July 19–August 26, 2022
The second and last part of Art in Process, a look at Nam June Paik’s (1932-2006) body of work, is proudly presented by Gagosian. Through a variety of works spanning from early excursions into multimedia to late paintings and video sculptures, the first section of the exhibition, which is on display at Gagosian’s 555 West 24th Street location through July 22, 2022, analyzes Paik’s practice as it grew over four decades. From July 19 through August 26, 2022, Gagosian’s Park & 75 site will host the exhibition Art in Process: Part Two, which includes three of his 1980s satellite broadcasts in addition to a number of sombre and personal “late style” televisions.

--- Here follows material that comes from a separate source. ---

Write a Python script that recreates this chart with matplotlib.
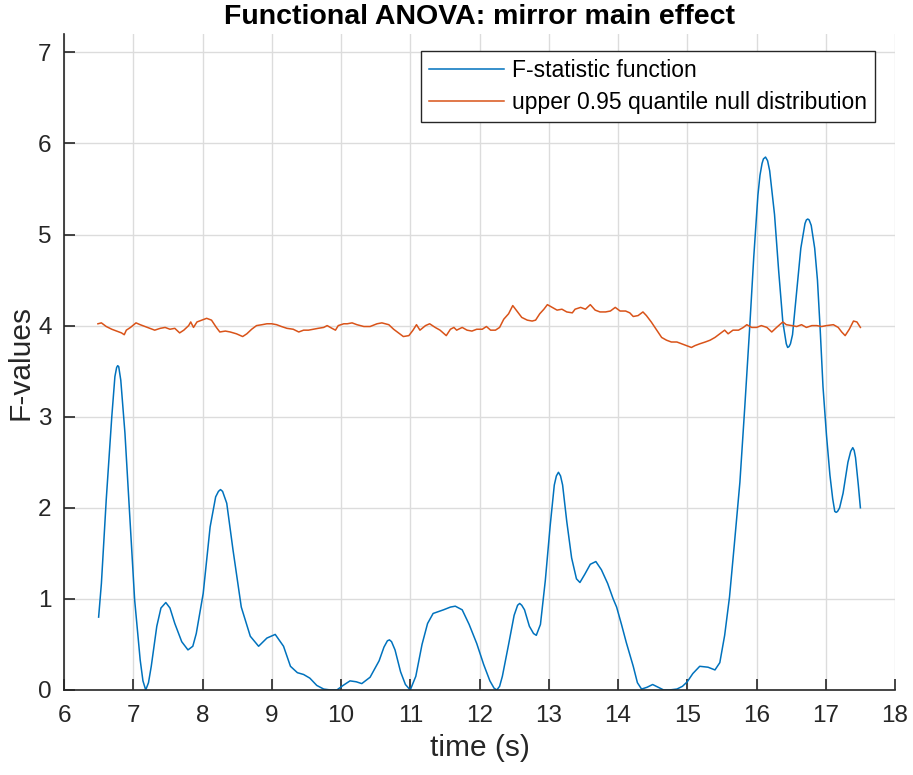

Art in Process is the gallery’s second solo exhibition of Paik’s work, following the 2015 presentation of The Late Style in Hong Kong. It follows The Future Is Now, a retrospective organized by Tate Modern and the San Francisco Museum of Modern Art (SFMOMA) that was presented at Tate Modern, London, and traveled to the Stedelijk Museum Amsterdam, SFMOMA, and National Gallery Singapore in 2021 and 2022. Art in Process is curated by John G. Hanhardt, who also organized the retrospectives Nam June Paik at the Whitney Museum of American Art, New York (1982), and Nam June Paik: Global Visionary at the Smithsonian American Art Museum, Washington, DC (2011), in addition to The Worlds of Nam June Paik at the Guggenheim Museum (2000).

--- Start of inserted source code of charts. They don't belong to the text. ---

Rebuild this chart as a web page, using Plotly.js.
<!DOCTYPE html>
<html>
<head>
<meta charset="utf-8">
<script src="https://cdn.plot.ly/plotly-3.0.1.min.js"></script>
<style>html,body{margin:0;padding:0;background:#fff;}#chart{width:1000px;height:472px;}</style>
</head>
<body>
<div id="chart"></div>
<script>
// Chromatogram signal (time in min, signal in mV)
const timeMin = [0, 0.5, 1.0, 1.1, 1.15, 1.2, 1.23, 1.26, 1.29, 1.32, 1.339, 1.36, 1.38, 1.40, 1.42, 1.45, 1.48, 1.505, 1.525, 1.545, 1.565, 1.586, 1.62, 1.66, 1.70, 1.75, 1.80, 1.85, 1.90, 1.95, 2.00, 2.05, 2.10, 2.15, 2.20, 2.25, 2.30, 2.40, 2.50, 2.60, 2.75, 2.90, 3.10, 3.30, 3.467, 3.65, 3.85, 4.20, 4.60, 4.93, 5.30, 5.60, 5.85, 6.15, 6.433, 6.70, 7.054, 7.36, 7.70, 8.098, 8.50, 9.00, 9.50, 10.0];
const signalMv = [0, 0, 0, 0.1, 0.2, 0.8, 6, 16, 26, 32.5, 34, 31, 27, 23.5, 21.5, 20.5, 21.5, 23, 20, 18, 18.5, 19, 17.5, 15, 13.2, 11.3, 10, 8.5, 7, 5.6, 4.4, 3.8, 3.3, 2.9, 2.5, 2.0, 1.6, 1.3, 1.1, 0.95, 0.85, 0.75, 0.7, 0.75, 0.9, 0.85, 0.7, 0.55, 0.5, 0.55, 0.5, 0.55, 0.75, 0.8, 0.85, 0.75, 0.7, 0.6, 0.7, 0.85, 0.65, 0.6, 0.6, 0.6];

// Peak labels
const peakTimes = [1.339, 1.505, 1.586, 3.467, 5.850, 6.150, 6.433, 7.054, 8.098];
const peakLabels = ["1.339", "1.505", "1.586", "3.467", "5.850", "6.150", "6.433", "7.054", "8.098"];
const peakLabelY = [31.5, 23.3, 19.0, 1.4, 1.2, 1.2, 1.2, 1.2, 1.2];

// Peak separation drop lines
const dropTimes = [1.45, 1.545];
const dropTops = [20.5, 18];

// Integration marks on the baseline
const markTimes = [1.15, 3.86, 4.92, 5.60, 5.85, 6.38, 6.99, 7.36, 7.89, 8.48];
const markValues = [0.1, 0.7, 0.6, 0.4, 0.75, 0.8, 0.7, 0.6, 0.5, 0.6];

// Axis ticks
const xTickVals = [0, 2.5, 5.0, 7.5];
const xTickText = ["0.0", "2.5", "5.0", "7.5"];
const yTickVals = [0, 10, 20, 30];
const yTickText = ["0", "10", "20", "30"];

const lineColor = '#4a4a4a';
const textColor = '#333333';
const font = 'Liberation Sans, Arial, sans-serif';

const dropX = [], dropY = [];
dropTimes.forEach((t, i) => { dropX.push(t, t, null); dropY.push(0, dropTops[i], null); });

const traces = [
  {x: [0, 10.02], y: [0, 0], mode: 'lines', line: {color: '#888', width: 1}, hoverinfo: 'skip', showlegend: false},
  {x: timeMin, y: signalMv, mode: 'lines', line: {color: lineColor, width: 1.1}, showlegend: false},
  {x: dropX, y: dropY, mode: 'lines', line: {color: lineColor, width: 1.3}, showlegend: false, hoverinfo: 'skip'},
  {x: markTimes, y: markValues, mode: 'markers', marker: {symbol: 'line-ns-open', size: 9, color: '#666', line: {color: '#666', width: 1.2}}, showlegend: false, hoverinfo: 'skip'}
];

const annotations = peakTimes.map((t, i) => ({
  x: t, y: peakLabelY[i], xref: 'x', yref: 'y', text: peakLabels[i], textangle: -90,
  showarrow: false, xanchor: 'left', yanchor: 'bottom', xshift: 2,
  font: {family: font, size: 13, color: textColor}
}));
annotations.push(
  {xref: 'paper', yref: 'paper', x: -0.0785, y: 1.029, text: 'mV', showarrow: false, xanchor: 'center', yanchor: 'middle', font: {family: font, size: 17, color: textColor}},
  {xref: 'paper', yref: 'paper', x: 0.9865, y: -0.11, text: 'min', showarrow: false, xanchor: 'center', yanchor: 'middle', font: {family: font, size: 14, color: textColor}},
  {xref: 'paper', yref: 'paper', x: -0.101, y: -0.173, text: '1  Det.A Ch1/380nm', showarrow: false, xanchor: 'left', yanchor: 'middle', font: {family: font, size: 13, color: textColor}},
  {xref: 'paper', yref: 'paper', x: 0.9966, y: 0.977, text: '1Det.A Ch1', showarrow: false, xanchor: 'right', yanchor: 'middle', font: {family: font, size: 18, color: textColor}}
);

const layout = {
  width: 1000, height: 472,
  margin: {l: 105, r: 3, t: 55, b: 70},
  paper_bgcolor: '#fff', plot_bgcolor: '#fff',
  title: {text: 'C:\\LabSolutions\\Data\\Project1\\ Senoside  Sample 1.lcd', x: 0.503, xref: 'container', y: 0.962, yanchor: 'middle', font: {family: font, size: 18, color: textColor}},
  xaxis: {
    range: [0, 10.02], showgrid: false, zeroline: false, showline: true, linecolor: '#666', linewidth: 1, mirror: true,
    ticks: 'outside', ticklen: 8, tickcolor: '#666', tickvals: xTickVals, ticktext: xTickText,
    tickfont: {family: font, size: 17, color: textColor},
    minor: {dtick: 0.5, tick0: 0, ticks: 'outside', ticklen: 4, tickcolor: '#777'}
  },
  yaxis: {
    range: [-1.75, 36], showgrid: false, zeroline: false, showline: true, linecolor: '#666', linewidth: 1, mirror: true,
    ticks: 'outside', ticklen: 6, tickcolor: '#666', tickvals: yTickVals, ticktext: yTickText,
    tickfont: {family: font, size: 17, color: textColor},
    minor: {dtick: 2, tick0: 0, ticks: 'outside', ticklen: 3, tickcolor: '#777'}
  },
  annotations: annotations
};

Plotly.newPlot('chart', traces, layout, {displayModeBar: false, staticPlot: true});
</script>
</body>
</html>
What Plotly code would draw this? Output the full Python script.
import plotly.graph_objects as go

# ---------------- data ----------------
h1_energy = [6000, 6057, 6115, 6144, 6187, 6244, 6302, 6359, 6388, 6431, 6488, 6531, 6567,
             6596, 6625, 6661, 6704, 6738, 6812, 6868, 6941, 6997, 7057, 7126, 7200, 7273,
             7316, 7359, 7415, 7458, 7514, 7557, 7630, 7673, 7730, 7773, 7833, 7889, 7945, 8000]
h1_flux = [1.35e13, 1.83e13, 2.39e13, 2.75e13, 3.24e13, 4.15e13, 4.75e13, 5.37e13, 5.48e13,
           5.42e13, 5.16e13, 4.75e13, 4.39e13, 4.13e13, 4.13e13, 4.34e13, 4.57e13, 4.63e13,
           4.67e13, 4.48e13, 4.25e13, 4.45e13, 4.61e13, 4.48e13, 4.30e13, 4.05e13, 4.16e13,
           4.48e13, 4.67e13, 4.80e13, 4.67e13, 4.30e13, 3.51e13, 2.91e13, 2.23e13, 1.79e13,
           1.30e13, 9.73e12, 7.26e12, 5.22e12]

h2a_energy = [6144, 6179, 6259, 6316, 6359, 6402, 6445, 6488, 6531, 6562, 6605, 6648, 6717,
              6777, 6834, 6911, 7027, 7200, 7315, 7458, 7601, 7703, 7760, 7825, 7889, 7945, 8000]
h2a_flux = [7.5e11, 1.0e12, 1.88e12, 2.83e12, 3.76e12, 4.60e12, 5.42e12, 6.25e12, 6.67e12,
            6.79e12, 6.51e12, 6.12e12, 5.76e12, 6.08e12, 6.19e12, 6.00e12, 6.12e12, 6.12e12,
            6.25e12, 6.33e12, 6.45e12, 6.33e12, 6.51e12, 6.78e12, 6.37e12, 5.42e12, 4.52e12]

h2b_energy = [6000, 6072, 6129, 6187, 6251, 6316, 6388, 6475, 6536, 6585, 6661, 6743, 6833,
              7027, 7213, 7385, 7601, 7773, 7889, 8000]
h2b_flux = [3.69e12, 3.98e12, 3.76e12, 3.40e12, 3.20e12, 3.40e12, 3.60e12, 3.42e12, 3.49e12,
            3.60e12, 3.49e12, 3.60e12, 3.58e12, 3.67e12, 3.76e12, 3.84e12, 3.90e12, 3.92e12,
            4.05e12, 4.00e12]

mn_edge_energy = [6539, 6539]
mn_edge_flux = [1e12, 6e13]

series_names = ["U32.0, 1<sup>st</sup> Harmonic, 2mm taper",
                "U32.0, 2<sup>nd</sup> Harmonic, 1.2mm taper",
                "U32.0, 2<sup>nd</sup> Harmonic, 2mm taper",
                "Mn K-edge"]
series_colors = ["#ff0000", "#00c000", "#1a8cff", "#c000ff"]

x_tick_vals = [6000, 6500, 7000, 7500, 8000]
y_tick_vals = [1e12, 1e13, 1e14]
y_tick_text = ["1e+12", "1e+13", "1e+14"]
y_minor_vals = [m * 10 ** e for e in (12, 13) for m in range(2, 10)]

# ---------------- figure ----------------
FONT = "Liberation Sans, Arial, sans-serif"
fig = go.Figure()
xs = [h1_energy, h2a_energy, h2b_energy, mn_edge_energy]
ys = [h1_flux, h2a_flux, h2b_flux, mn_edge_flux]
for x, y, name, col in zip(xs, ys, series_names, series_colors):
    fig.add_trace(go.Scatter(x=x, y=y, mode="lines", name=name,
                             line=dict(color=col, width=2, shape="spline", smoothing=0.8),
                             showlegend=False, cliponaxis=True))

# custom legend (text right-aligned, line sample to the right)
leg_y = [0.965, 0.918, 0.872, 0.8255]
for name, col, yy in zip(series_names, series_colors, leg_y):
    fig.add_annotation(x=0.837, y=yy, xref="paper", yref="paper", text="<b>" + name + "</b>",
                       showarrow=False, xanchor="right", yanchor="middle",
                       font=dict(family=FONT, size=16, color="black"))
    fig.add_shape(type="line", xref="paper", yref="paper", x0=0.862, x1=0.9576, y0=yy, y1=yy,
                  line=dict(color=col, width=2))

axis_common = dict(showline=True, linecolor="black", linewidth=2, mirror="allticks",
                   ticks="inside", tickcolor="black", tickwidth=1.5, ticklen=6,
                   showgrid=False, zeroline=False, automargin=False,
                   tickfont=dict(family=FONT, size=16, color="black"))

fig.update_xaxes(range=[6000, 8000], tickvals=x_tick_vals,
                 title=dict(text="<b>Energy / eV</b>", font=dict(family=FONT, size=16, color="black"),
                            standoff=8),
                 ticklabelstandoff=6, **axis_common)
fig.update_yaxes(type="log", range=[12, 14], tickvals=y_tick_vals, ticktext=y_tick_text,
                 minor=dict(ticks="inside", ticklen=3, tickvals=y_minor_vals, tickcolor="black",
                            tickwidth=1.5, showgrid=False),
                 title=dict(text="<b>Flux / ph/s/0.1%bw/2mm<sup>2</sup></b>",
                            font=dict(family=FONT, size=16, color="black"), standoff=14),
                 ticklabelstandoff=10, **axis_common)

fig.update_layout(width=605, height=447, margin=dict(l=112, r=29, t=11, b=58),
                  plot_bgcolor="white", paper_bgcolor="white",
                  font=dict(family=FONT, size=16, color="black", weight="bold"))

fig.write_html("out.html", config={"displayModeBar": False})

Paik created multimedia works that elevated television technology into the category of fine art by fusing his early background in classical music and his interest in musical composition with innovative, collaborative approaches to aesthetics and performance. He was born in Seoul and relocated to West Germany in 1956, where he joined the Fluxus movement and rose to prominence. He moved to New York eight years later, solidifying his position in the 1960s counterculture and avant-garde groups. The foundation for a worldwide notion of art that encompassed painting, sculpture, performance, music, and electronic images was built by Paik’s extensive social network and international background.He fostered moments of overlap, exchange, and synergy between the human body and its technology analogues, making him an increasingly significant and prescient figure in today’s world of mass media and artificial intelligence.

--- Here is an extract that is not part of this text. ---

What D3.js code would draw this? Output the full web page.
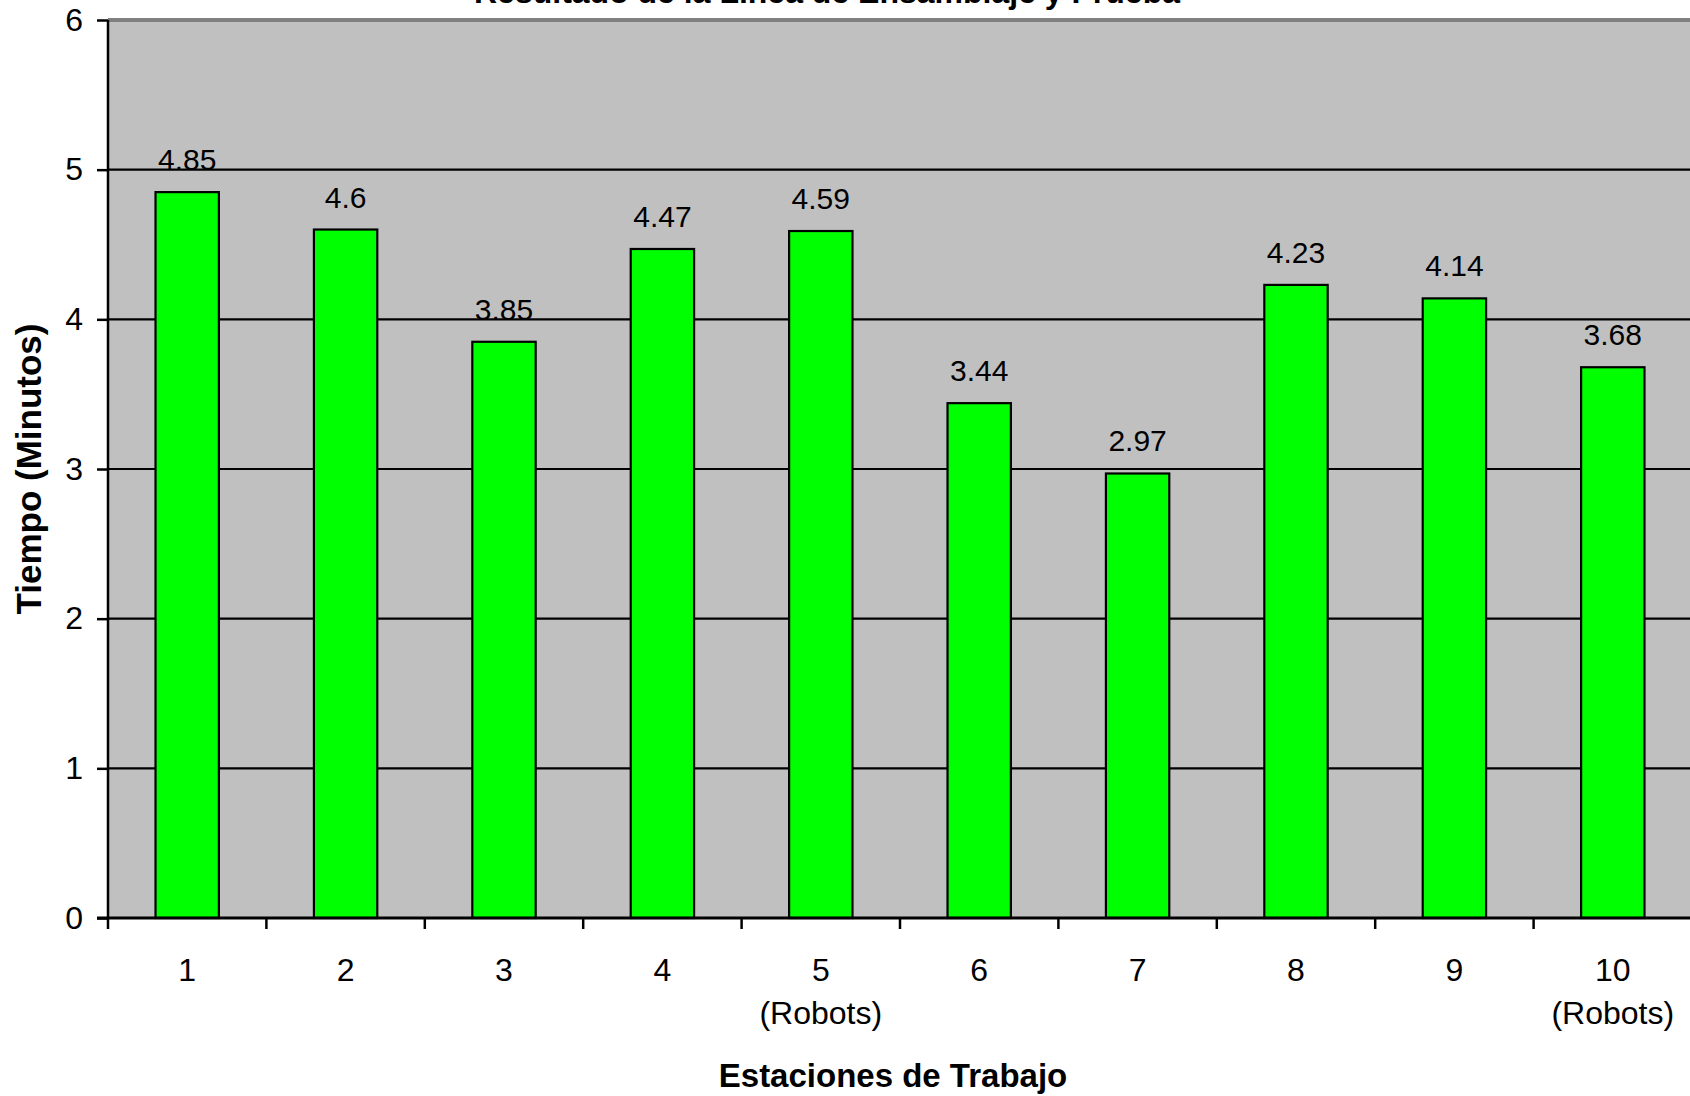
<!DOCTYPE html>
<html>
<head>
<meta charset="utf-8">
<script src="https://cdn.jsdelivr.net/npm/d3@7"></script>
<style>
  html, body { margin: 0; padding: 0; background: #fff; overflow: hidden; }
  svg { display: block; font-family: "Liberation Sans", Arial, sans-serif; }
</style>
</head>
<body>
<svg id="chart" width="1690" height="1096"></svg>
<script>
// Station times (minutes)
const categories = ["1", "2", "3", "4", "5", "6", "7", "8", "9", "10"];
const categoryNotes = ["", "", "", "", "(Robots)", "", "", "", "", "(Robots)"];
const tiempos = [4.85, 4.6, 3.85, 4.47, 4.59, 3.44, 2.97, 4.23, 4.14, 3.68];
const valueLabels = ["4.85", "4.6", "3.85", "4.47", "4.59", "3.44", "2.97", "4.23", "4.14", "3.68"];
const yTicks = [0, 1, 2, 3, 4, 5, 6];
const chartTitle = "Resultado de la Línea de Ensamblaje y Prueba";
const xTitle = "Estaciones de Trabajo";
const yTitle = "Tiempo (Minutos)";

const svg = d3.select("#chart");
const plot = { left: 108, right: 1692, top: 20, bottom: 918 };

const x = d3.scaleBand()
  .domain(categories)
  .range([plot.left, plot.right])
  .paddingInner(0.6)
  .paddingOuter(0.3);

const y = d3.scaleLinear()
  .domain([0, 6])
  .range([plot.bottom, plot.top]);

// plot area
svg.append("rect")
  .attr("x", plot.left).attr("y", plot.top)
  .attr("width", plot.right - plot.left).attr("height", plot.bottom - plot.top)
  .attr("fill", "#c0c0c0");

// top border of plot area
svg.append("line")
  .attr("x1", plot.left).attr("x2", plot.right)
  .attr("y1", y(6)).attr("y2", y(6))
  .attr("stroke", "#808080").attr("stroke-width", 4);

// gridlines
svg.append("g").selectAll("line")
  .data(yTicks.filter(d => d > 0 && d < 6))
  .join("line")
  .attr("x1", plot.left).attr("x2", plot.right)
  .attr("y1", d => y(d)).attr("y2", d => y(d))
  .attr("stroke", "#000").attr("stroke-width", 2.2);

// bars
svg.append("g").selectAll("rect")
  .data(tiempos)
  .join("rect")
  .attr("x", (d, i) => x(categories[i]))
  .attr("y", d => y(d))
  .attr("width", x.bandwidth())
  .attr("height", d => y(0) - y(d))
  .attr("fill", "#00ff00")
  .attr("stroke", "#000")
  .attr("stroke-width", 2.2);

// value labels
svg.append("g").selectAll("text")
  .data(tiempos)
  .join("text")
  .attr("x", (d, i) => x(categories[i]) + x.bandwidth() / 2)
  .attr("y", d => y(d) - 22)
  .attr("text-anchor", "middle")
  .attr("font-size", 30)
  .attr("fill", "#000")
  .text((d, i) => valueLabels[i]);

// y axis
const yAxis = d3.axisLeft(y)
  .tickValues(yTicks)
  .tickSize(11)
  .tickPadding(14)
  .tickFormat(d3.format("d"));
const gy = svg.append("g")
  .attr("transform", `translate(${plot.left},0)`)
  .call(yAxis);
gy.select(".domain").attr("stroke", "#000").attr("stroke-width", 2.5)
  .attr("d", `M0,${plot.top}V${plot.bottom}`);
gy.selectAll(".tick line").attr("stroke", "#000").attr("stroke-width", 2.5);
gy.selectAll(".tick text")
  .attr("font-size", 32)
  .attr("font-family", "\"Liberation Sans\", Arial, sans-serif")
  .attr("fill", "#000");

// x axis: ticks sit between categories
const boundaries = d3.range(categories.length + 1).map(i => plot.left + i * x.step());
const gx = svg.append("g");
gx.append("line")
  .attr("x1", plot.left - 11).attr("x2", plot.right)
  .attr("y1", plot.bottom).attr("y2", plot.bottom)
  .attr("stroke", "#000").attr("stroke-width", 2.8);
gx.selectAll("line.tk")
  .data(boundaries)
  .join("line")
  .attr("class", "tk")
  .attr("x1", d => d).attr("x2", d => d)
  .attr("y1", plot.bottom).attr("y2", plot.bottom + 11)
  .attr("stroke", "#000").attr("stroke-width", 2.5);

const catLabels = gx.selectAll("text.cat")
  .data(categories)
  .join("text")
  .attr("class", "cat")
  .attr("x", d => x(d) + x.bandwidth() / 2)
  .attr("y", 981)
  .attr("text-anchor", "middle")
  .attr("font-size", 32)
  .attr("fill", "#000");
catLabels.append("tspan").text(d => d);
catLabels.append("tspan")
  .attr("x", d => x(d) + x.bandwidth() / 2)
  .attr("dy", 43)
  .text((d, i) => categoryNotes[i]);

// titles
svg.append("text")
  .attr("x", 827).attr("y", 3)
  .attr("text-anchor", "middle")
  .attr("font-size", 32).attr("font-weight", "bold")
  .text(chartTitle);

svg.append("text")
  .attr("x", 893).attr("y", 1087)
  .attr("text-anchor", "middle")
  .attr("font-size", 33).attr("font-weight", "bold")
  .text(xTitle);

svg.append("text")
  .attr("transform", "translate(41,469) rotate(-90)")
  .attr("text-anchor", "middle")
  .attr("font-size", 35).attr("font-weight", "bold")
  .text(yTitle);
</script>
</body>
</html>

Paik’s satellite pieces were once-off public television broadcasts that were later displayed at Park & 75 in modified form as digital projections. The shows “turned live television into Fluxus showcases on a global scale,” according to Gregory Zinman in the exhibition guide, “careening between aim, catastrophe, and relatively joyful accidents.” The first episode of the series, Good Morning, Mr. Orwell, aired to a global audience of more than 25 million people on January 1, 1984. An upbeat riposte to George Orwell’s 1984, it featured live and recorded performances by Laurie Anderson, Joseph Beuys, John Cage, Merce Cunningham, Salvador Dalí, Charlotte Moorman, and the Thompson Twins, as well as Dean Winkler and John Sanborn’s Philip Glass–scored video, ACT III. It was, recalls Zinman, a “Day-Glo variety show of electronic psychedelia.”
The show is complemented by a richly illustrated catalogue with essays by John G. Hanhardt and Gregory Zinman as well as a collection of rarely seen archive images capturing Peter Moore’s (1932-1993) earliest performances of Paik, which took place between 1964 and 1977.